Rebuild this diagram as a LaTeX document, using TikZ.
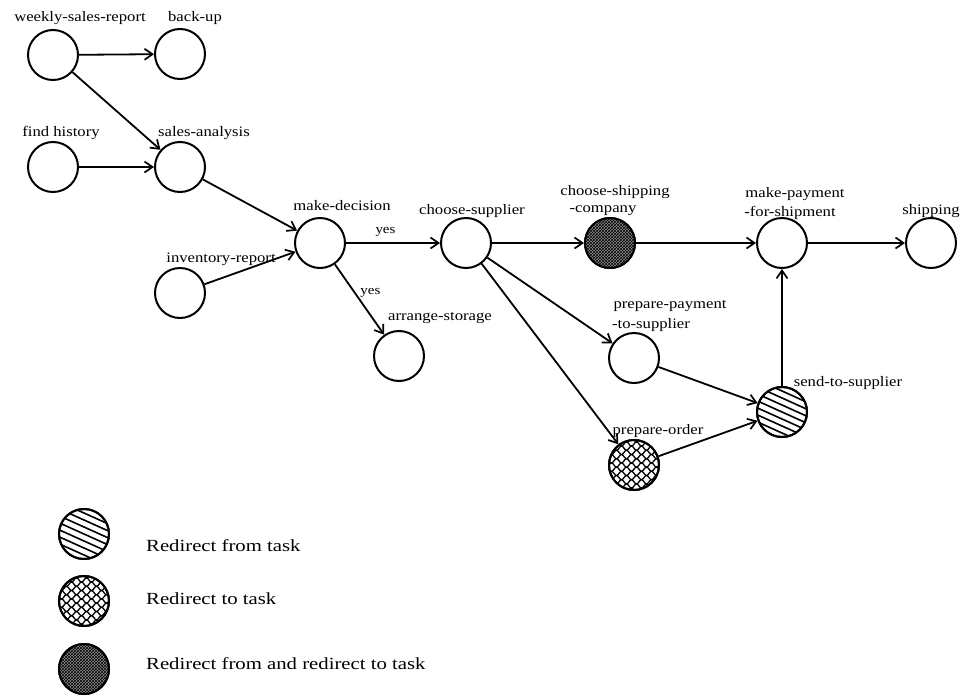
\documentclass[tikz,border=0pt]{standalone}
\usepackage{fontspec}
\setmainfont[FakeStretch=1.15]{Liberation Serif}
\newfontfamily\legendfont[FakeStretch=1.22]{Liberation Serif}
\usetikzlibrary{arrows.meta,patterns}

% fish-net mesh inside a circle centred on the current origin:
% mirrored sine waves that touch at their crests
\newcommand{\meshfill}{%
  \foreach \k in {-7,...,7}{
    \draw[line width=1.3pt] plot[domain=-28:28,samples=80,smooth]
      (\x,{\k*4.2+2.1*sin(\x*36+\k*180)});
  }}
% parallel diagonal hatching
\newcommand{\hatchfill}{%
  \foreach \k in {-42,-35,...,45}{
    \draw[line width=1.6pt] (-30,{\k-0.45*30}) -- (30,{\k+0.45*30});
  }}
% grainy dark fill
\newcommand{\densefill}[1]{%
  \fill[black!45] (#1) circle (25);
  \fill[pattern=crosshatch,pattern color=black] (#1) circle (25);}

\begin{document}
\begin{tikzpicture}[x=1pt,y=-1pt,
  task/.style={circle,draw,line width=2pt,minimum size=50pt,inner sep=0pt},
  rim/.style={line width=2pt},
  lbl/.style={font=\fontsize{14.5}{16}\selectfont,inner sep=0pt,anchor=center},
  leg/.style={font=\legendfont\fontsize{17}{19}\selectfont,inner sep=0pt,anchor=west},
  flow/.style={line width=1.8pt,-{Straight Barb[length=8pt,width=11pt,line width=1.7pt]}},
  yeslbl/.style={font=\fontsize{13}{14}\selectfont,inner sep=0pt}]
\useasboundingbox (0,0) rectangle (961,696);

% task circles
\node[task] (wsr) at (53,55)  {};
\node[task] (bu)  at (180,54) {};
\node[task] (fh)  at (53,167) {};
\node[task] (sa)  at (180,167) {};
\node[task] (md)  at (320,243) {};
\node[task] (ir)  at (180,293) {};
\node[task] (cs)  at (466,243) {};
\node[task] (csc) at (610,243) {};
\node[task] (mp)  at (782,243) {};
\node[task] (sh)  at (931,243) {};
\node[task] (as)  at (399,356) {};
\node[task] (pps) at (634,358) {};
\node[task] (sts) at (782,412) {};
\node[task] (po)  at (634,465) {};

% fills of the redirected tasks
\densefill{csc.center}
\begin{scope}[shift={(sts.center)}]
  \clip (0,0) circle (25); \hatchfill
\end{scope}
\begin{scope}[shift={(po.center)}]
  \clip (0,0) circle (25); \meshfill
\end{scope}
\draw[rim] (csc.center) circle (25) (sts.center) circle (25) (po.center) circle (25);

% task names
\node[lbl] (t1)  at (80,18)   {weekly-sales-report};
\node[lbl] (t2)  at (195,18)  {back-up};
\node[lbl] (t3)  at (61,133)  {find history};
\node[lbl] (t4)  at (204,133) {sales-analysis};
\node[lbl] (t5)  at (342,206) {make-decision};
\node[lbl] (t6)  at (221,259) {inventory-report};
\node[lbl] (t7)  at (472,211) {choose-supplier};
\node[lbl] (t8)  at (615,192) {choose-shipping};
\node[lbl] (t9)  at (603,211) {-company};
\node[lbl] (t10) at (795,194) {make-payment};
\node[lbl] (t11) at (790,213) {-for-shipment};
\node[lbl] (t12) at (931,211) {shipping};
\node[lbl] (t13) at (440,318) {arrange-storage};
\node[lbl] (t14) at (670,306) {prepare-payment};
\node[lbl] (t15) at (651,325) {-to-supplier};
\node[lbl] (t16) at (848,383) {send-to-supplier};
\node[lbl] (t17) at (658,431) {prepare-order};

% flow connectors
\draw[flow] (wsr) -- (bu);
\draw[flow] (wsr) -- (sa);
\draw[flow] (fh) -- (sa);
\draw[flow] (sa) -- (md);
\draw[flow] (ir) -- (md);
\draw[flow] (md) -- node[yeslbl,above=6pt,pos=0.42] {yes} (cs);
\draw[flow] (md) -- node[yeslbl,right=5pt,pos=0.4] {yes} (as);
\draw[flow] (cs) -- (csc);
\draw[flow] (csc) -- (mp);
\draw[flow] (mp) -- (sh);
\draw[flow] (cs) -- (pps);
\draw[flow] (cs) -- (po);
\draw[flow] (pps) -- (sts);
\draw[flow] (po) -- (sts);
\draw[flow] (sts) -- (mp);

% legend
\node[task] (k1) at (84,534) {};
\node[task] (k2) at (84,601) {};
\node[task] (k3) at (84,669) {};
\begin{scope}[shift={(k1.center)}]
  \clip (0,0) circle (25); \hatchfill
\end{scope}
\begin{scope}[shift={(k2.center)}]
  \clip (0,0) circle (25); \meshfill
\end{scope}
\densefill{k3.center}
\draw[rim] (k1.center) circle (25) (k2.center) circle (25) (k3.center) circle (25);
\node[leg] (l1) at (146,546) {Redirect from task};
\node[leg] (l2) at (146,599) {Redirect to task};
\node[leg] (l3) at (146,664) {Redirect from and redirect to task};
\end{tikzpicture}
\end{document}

· · · · ·

GOAL:
Except for the pictures, give all the material above again verbatim.

RESULT OF THE EXERCISE:
Rebuild this diagram as a LaTeX document, using TikZ.
\documentclass[tikz,border=0pt]{standalone}
\usepackage{fontspec}
\setmainfont[FakeStretch=1.15]{Liberation Serif}
\newfontfamily\legendfont[FakeStretch=1.22]{Liberation Serif}
\usetikzlibrary{arrows.meta,patterns}

% fish-net mesh inside a circle centred on the current origin:
% mirrored sine waves that touch at their crests
\newcommand{\meshfill}{%
  \foreach \k in {-7,...,7}{
    \draw[line width=1.3pt] plot[domain=-28:28,samples=80,smooth]
      (\x,{\k*4.2+2.1*sin(\x*36+\k*180)});
  }}
% parallel diagonal hatching
\newcommand{\hatchfill}{%
  \foreach \k in {-42,-35,...,45}{
    \draw[line width=1.6pt] (-30,{\k-0.45*30}) -- (30,{\k+0.45*30});
  }}
% grainy dark fill
\newcommand{\densefill}[1]{%
  \fill[black!45] (#1) circle (25);
  \fill[pattern=crosshatch,pattern color=black] (#1) circle (25);}

\begin{document}
\begin{tikzpicture}[x=1pt,y=-1pt,
  task/.style={circle,draw,line width=2pt,minimum size=50pt,inner sep=0pt},
  rim/.style={line width=2pt},
  lbl/.style={font=\fontsize{14.5}{16}\selectfont,inner sep=0pt,anchor=center},
  leg/.style={font=\legendfont\fontsize{17}{19}\selectfont,inner sep=0pt,anchor=west},
  flow/.style={line width=1.8pt,-{Straight Barb[length=8pt,width=11pt,line width=1.7pt]}},
  yeslbl/.style={font=\fontsize{13}{14}\selectfont,inner sep=0pt}]
\useasboundingbox (0,0) rectangle (961,696);

% task circles
\node[task] (wsr) at (53,55)  {};
\node[task] (bu)  at (180,54) {};
\node[task] (fh)  at (53,167) {};
\node[task] (sa)  at (180,167) {};
\node[task] (md)  at (320,243) {};
\node[task] (ir)  at (180,293) {};
\node[task] (cs)  at (466,243) {};
\node[task] (csc) at (610,243) {};
\node[task] (mp)  at (782,243) {};
\node[task] (sh)  at (931,243) {};
\node[task] (as)  at (399,356) {};
\node[task] (pps) at (634,358) {};
\node[task] (sts) at (782,412) {};
\node[task] (po)  at (634,465) {};

% fills of the redirected tasks
\densefill{csc.center}
\begin{scope}[shift={(sts.center)}]
  \clip (0,0) circle (25); \hatchfill
\end{scope}
\begin{scope}[shift={(po.center)}]
  \clip (0,0) circle (25); \meshfill
\end{scope}
\draw[rim] (csc.center) circle (25) (sts.center) circle (25) (po.center) circle (25);

% task names
\node[lbl] (t1)  at (80,18)   {weekly-sales-report};
\node[lbl] (t2)  at (195,18)  {back-up};
\node[lbl] (t3)  at (61,133)  {find history};
\node[lbl] (t4)  at (204,133) {sales-analysis};
\node[lbl] (t5)  at (342,206) {make-decision};
\node[lbl] (t6)  at (221,259) {inventory-report};
\node[lbl] (t7)  at (472,211) {choose-supplier};
\node[lbl] (t8)  at (615,192) {choose-shipping};
\node[lbl] (t9)  at (603,211) {-company};
\node[lbl] (t10) at (795,194) {make-payment};
\node[lbl] (t11) at (790,213) {-for-shipment};
\node[lbl] (t12) at (931,211) {shipping};
\node[lbl] (t13) at (440,318) {arrange-storage};
\node[lbl] (t14) at (670,306) {prepare-payment};
\node[lbl] (t15) at (651,325) {-to-supplier};
\node[lbl] (t16) at (848,383) {send-to-supplier};
\node[lbl] (t17) at (658,431) {prepare-order};

% flow connectors
\draw[flow] (wsr) -- (bu);
\draw[flow] (wsr) -- (sa);
\draw[flow] (fh) -- (sa);
\draw[flow] (sa) -- (md);
\draw[flow] (ir) -- (md);
\draw[flow] (md) -- node[yeslbl,above=6pt,pos=0.42] {yes} (cs);
\draw[flow] (md) -- node[yeslbl,right=5pt,pos=0.4] {yes} (as);
\draw[flow] (cs) -- (csc);
\draw[flow] (csc) -- (mp);
\draw[flow] (mp) -- (sh);
\draw[flow] (cs) -- (pps);
\draw[flow] (cs) -- (po);
\draw[flow] (pps) -- (sts);
\draw[flow] (po) -- (sts);
\draw[flow] (sts) -- (mp);

% legend
\node[task] (k1) at (84,534) {};
\node[task] (k2) at (84,601) {};
\node[task] (k3) at (84,669) {};
\begin{scope}[shift={(k1.center)}]
  \clip (0,0) circle (25); \hatchfill
\end{scope}
\begin{scope}[shift={(k2.center)}]
  \clip (0,0) circle (25); \meshfill
\end{scope}
\densefill{k3.center}
\draw[rim] (k1.center) circle (25) (k2.center) circle (25) (k3.center) circle (25);
\node[leg] (l1) at (146,546) {Redirect from task};
\node[leg] (l2) at (146,599) {Redirect to task};
\node[leg] (l3) at (146,664) {Redirect from and redirect to task};
\end{tikzpicture}
\end{document}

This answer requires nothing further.